Xianhang Zhang wrote:
James Wells wrote:
I've been reading about Laffer's idea that there is a tendency for revenues to increase with increased taxation up to a point where revenue is maximized. As one of the class notes on Caplan's site indicates, you can derive revenue as a function of the tax rate and assuming that the slopes of the supply and demand curves are constants not equal to zero, you can show that the Laffer effect exists.
For example, from
Pd = price paid by buyer Ps = price received by seller t = tax per unit = Pd - Ps. R = revenue = tQ Supply curve: Qs = a + bPs Demand curve: Qd = c - dPd
You can derive
R = t(bc + da - bdt)/(b + d)
Still, a lot of people have said that the Laffer curve is bunk. Are there any Laffer detractors here? If so, what must the supply and demand curves for labor look like for R(t) to be an always increasing (or at least never decreasing) function?
James
I'm not sure exactly what people should be objecting to. Logically, at a tax rate of 0, revenue is 0, at a tax rate of 100, revenue is zero. There exists a positive revenue for tax rates in between that range so logically, a maxima must exists within that range.
Xianhang Zhang
.
Yes, I understand and agree with the argument underlying the Laffer curve.

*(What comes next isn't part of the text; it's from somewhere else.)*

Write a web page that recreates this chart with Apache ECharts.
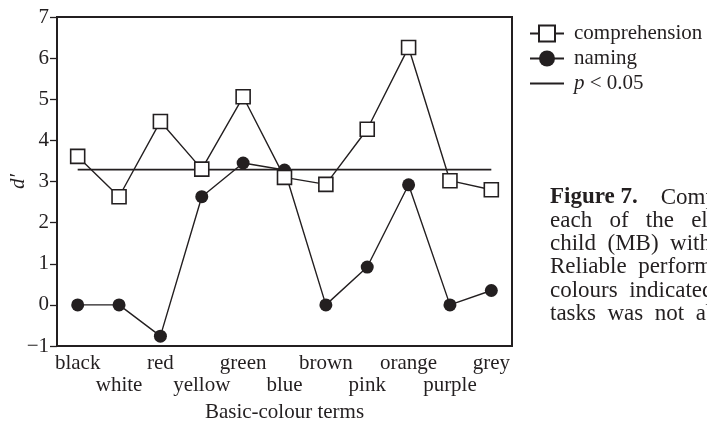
<!DOCTYPE html>
<html><head><meta charset="utf-8">
<script src="https://cdn.jsdelivr.net/npm/echarts@6/dist/echarts.min.js"></script>
<style>html,body{margin:0;padding:0;background:#fff}#c{width:707px;height:425px}</style>
</head><body><div id="c"></div>
<script>
const categories = ['black','white','red','yellow','green','blue','brown','pink','orange','purple','grey'];
const comprehension = [3.61, 2.63, 4.46, 3.30, 5.06, 3.10, 2.93, 4.27, 6.26, 3.02, 2.80];
const naming = [0, 0, -0.76, 2.63, 3.45, 3.28, 0, 0.92, 2.92, 0, 0.35];
const threshold = [3.29, 3.29, 3.29, 3.29, 3.29, 3.29, 3.29, 3.29, 3.29, 3.29, 3.29];
const yMin = -1, yMax = 7, yStep = 1;
const seriesNames = ['comprehension', 'naming', 'p < 0.05'];
const captionLines = [
  '{b|Figure 7.}    Comprehension',
  'each   of   the   eleven',
  'child  (MB)  with',
  'Reliable  performance',
  'colours  indicated',
  'tasks  was  not  above'
];

const INK = '#231f20';
const FONT = 'Liberation Serif';
const FS = 21;

const chart = echarts.init(document.getElementById('c'), null, {renderer: 'canvas'});

const graphics = captionLines.map((t, i) => ({
  type: 'text',
  left: 550,
  top: 186 + i * 23.3,
  style: {
    text: t,
    fill: INK,
    font: '23px "' + FONT + '"',
    rich: { b: { fontWeight: 'bold', fontFamily: FONT, fontSize: 23, fill: INK } }
  }
}));

chart.setOption({
  animation: false,
  backgroundColor: '#fff',
  grid: { left: 57, right: 195, top: 17, bottom: 79, show: true, borderColor: INK, borderWidth: 2,
    containLabel: false, outerBoundsMode: 'none' },
  legend: {
    left: 529, top: 23, orient: 'vertical', itemWidth: 34, itemHeight: 20, itemGap: 4, padding: 0,
    data: [
      { name: seriesNames[0] },
      { name: seriesNames[1] },
      { name: seriesNames[2], itemStyle: { opacity: 0 } }
    ],
    textStyle: { fontFamily: FONT, fontSize: FS, color: INK, padding: [0, 0, 0, 5],
      rich: { i: { fontStyle: 'italic', fontFamily: FONT, fontSize: FS, color: INK } } },
    formatter: n => n === 'p < 0.05' ? '{i|p} < 0.05' : n,
    selectedMode: false
  },
  xAxis: {
    type: 'category', data: categories, boundaryGap: true,
    name: 'Basic-colour terms', nameLocation: 'middle', nameGap: 56,
    nameTextStyle: { fontFamily: FONT, fontSize: FS, color: INK },
    axisLine: { onZero: false, lineStyle: { color: INK, width: 2 } },
    axisTick: { alignWithLabel: true, length: 5, lineStyle: { color: INK, width: 1.3 } },
    axisLabel: { interval: 0, margin: 6, fontFamily: FONT, fontSize: FS, color: INK, lineHeight: 22,
      formatter: (v, i) => (i % 2 === 1 ? '\n' + v : v) },
    splitLine: { show: false }
  },
  yAxis: {
    type: 'value', min: yMin, max: yMax, interval: yStep,
    name: 'd′', nameLocation: 'middle', nameGap: 28, nameRotate: 90, nameMoveOverlap: false,
    nameTextStyle: { fontFamily: FONT, fontSize: FS, fontStyle: 'italic', color: INK },
    axisLine: { show: true, lineStyle: { color: INK, width: 2 } },
    axisTick: { show: true, length: 7, lineStyle: { color: INK, width: 1.3 } },
    axisLabel: { margin: 8, fontFamily: FONT, fontSize: FS, color: INK,
      formatter: v => (v < 0 ? '\u2212' + Math.abs(v) : String(v)) },
    splitLine: { show: false }
  },
  series: [
    { name: 'p < 0.05', type: 'line', data: threshold, symbol: 'none', showSymbol: false,
      lineStyle: { color: INK, width: 1.8 }, itemStyle: { color: INK }, z: 2 },
    { name: 'naming', type: 'line', data: naming, symbol: 'circle', symbolSize: 13,
      lineStyle: { color: INK, width: 1.4 }, itemStyle: { color: INK, borderColor: INK, borderWidth: 0 }, z: 3 },
    { name: 'comprehension', type: 'line', data: comprehension, symbol: 'rect', symbolSize: 14,
      lineStyle: { color: INK, width: 1.4 }, itemStyle: { color: '#fff', borderColor: INK, borderWidth: 1.6 }, z: 4 }
  ],
  graphic: graphics
});
</script></body></html>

What some people might object to is a misunderstanding of the Laffer curve, i.e. they object to the straw man that *any* tax cut will increase revenue. More frequently, the objection seems to be directed toward the motives of Laffer believers. At best, the objection seems to be that the revenue maximizing tax rate is much higher than curent rates. What I've never seen is an argument against the Laffer curve from a supply and demand framework. I'm just wondering if it is even possible for the supply and demand curves to be shaped shaped in such a way that the Laffer curve does not apply to some market.